#### [SOURCE MATERIAL]
----

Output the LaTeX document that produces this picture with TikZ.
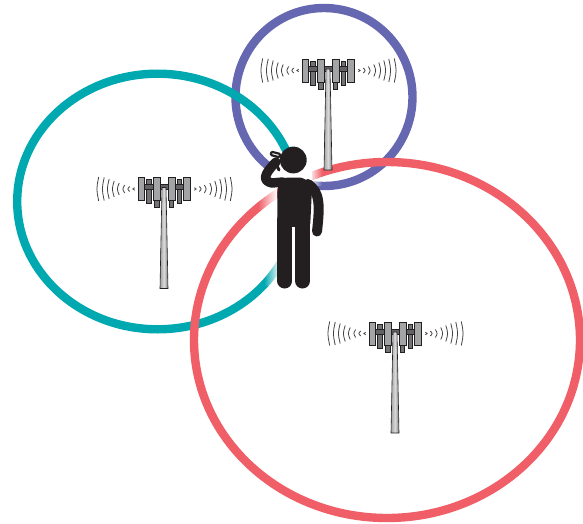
\documentclass[tikz,border=0pt]{standalone}
\usepackage{tikz}
\usetikzlibrary{fadings}
\definecolor{cellblue}{HTML}{6567B0}
\definecolor{cellteal}{HTML}{00A9B0}
\definecolor{cellred}{HTML}{F05F68}
\definecolor{figblack}{HTML}{231F20}
\definecolor{panelgrey}{HTML}{A3A4A6}
\tikzset{
  cellring/.style={line width=8.4pt},
  panel/.style={draw=figblack,line width=0.6pt,fill=panelgrey},
  wave/.style={draw=figblack!85,line width=0.8pt},
  figlimb/.style={draw=figblack,line cap=round,line join=round},
  fadeout/.style={fill=white,draw=none}
}
\newcommand{\celltower}[2]{
\begin{scope}[shift={(#1,#2)}]
\foreach \px/\pb in {-15.3/26,-7.2/30,7.2/30,15.3/26} {
\draw[panel,fill=panelgrey!70!black] (\px-2.1,2) rectangle (\px+2.1,\pb);
}
\draw[panel,fill=panelgrey!60!black] (-20,7) rectangle (20,12);
\draw[panel] (-25.7,0) rectangle (-19.3,23);
\draw[panel] (-10.7,0) rectangle (-4,23);
\draw[panel] (4.5,0) rectangle (11.2,23);
\draw[panel] (19.3,0) rectangle (26,23);
\draw[draw=figblack,line width=0.6pt,left color=panelgrey,right color=panelgrey!80!black,middle color=white!85!black] (-2,10) -- (2,10) -- (4,111) -- (-4,111) -- cycle;
\foreach \wx/\wh in {-66.5/12,-61/11.5,-56/10,-51/8,-46/6,-40.5/4,-35.5/2.5,-30.5/1.3} {
\draw[wave] (\wx+1.2,11.5-\wh) .. controls (\wx-1.2,11.5) .. (\wx+1.2,11.5+\wh);
}
\foreach \wx/\wh in {67.5/12,62/11.5,57/10,52/8,47/6,41.5/4,36.5/2.5,31.5/1.3} {
\draw[wave] (\wx-1.2,11.5-\wh) .. controls (\wx+1.2,11.5) .. (\wx-1.2,11.5+\wh);
}
\end{scope}
}

\begin{document}
\begin{tikzpicture}[x=1pt,y=-1pt]
\useasboundingbox (0,0) rectangle (583,524);

\draw[cellring,cellblue] (324,97) ellipse (88.5 and 89);
\draw[cellring,cellteal] (157.5,201.5) ellipse (140.3 and 127.8);
\draw[cellring,cellred] (387,340) ellipse (193 and 178);

\celltower{328}{59}
\celltower{164}{177.5}
\celltower{395}{322}

% fades next to the figure
\fill[fadeout,path fading=west] (258,182) rectangle (277,210);
\fill[fadeout,path fading=east] (309,160) rectangle (322,186);
\fill[fadeout,path fading=west] (264,256) rectangle (280,286);
\fill[fadeout] (268,168) rectangle (312,182);

% figure with phone
\fill[figblack] (293.3,160) circle (13.4);
\fill[figblack,rounded corners=7pt] (277.3,188) -- (281,177.5) -- (306,177.5) -- (312,188) -- (310,230) -- (277.3,230) -- cycle;
\draw[figlimb,line width=15pt,line cap=round] (284.8,220) -- (284.8,281);
\draw[figlimb,line width=15pt,line cap=round] (302.5,220) -- (302.5,281);
\fill[white] (292.3,227) rectangle (295,290);
\draw[figlimb,line width=10pt] (308,184) .. controls (320,192) and (320,205) .. (317,231.5);
\draw[figlimb,line width=9.5pt] (283,182) -- (272,183) .. controls (262,181) and (264,174) .. (276,162);
\draw[figlimb,line width=3pt] (274,160) -- (279,170);
\draw[draw=figblack,fill=white,line width=2.2pt,rounded corners=1pt,rotate around={-15:(275.5,154.5)}] (271,152.8) rectangle (280,156.2);
\end{tikzpicture}
\end{document}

----

Copy all the lines of data exactly as they appear, dropping any images.

Output the LaTeX document that produces this picture with TikZ.
\documentclass[tikz,border=0pt]{standalone}
\usepackage{tikz}
\usetikzlibrary{fadings}
\definecolor{cellblue}{HTML}{6567B0}
\definecolor{cellteal}{HTML}{00A9B0}
\definecolor{cellred}{HTML}{F05F68}
\definecolor{figblack}{HTML}{231F20}
\definecolor{panelgrey}{HTML}{A3A4A6}
\tikzset{
  cellring/.style={line width=8.4pt},
  panel/.style={draw=figblack,line width=0.6pt,fill=panelgrey},
  wave/.style={draw=figblack!85,line width=0.8pt},
  figlimb/.style={draw=figblack,line cap=round,line join=round},
  fadeout/.style={fill=white,draw=none}
}
\newcommand{\celltower}[2]{
\begin{scope}[shift={(#1,#2)}]
\foreach \px/\pb in {-15.3/26,-7.2/30,7.2/30,15.3/26} {
\draw[panel,fill=panelgrey!70!black] (\px-2.1,2) rectangle (\px+2.1,\pb);
}
\draw[panel,fill=panelgrey!60!black] (-20,7) rectangle (20,12);
\draw[panel] (-25.7,0) rectangle (-19.3,23);
\draw[panel] (-10.7,0) rectangle (-4,23);
\draw[panel] (4.5,0) rectangle (11.2,23);
\draw[panel] (19.3,0) rectangle (26,23);
\draw[draw=figblack,line width=0.6pt,left color=panelgrey,right color=panelgrey!80!black,middle color=white!85!black] (-2,10) -- (2,10) -- (4,111) -- (-4,111) -- cycle;
\foreach \wx/\wh in {-66.5/12,-61/11.5,-56/10,-51/8,-46/6,-40.5/4,-35.5/2.5,-30.5/1.3} {
\draw[wave] (\wx+1.2,11.5-\wh) .. controls (\wx-1.2,11.5) .. (\wx+1.2,11.5+\wh);
}
\foreach \wx/\wh in {67.5/12,62/11.5,57/10,52/8,47/6,41.5/4,36.5/2.5,31.5/1.3} {
\draw[wave] (\wx-1.2,11.5-\wh) .. controls (\wx+1.2,11.5) .. (\wx-1.2,11.5+\wh);
}
\end{scope}
}

\begin{document}
\begin{tikzpicture}[x=1pt,y=-1pt]
\useasboundingbox (0,0) rectangle (583,524);

\draw[cellring,cellblue] (324,97) ellipse (88.5 and 89);
\draw[cellring,cellteal] (157.5,201.5) ellipse (140.3 and 127.8);
\draw[cellring,cellred] (387,340) ellipse (193 and 178);

\celltower{328}{59}
\celltower{164}{177.5}
\celltower{395}{322}

% fades next to the figure
\fill[fadeout,path fading=west] (258,182) rectangle (277,210);
\fill[fadeout,path fading=east] (309,160) rectangle (322,186);
\fill[fadeout,path fading=west] (264,256) rectangle (280,286);
\fill[fadeout] (268,168) rectangle (312,182);

% figure with phone
\fill[figblack] (293.3,160) circle (13.4);
\fill[figblack,rounded corners=7pt] (277.3,188) -- (281,177.5) -- (306,177.5) -- (312,188) -- (310,230) -- (277.3,230) -- cycle;
\draw[figlimb,line width=15pt,line cap=round] (284.8,220) -- (284.8,281);
\draw[figlimb,line width=15pt,line cap=round] (302.5,220) -- (302.5,281);
\fill[white] (292.3,227) rectangle (295,290);
\draw[figlimb,line width=10pt] (308,184) .. controls (320,192) and (320,205) .. (317,231.5);
\draw[figlimb,line width=9.5pt] (283,182) -- (272,183) .. controls (262,181) and (264,174) .. (276,162);
\draw[figlimb,line width=3pt] (274,160) -- (279,170);
\draw[draw=figblack,fill=white,line width=2.2pt,rounded corners=1pt,rotate around={-15:(275.5,154.5)}] (271,152.8) rectangle (280,156.2);
\end{tikzpicture}
\end{document}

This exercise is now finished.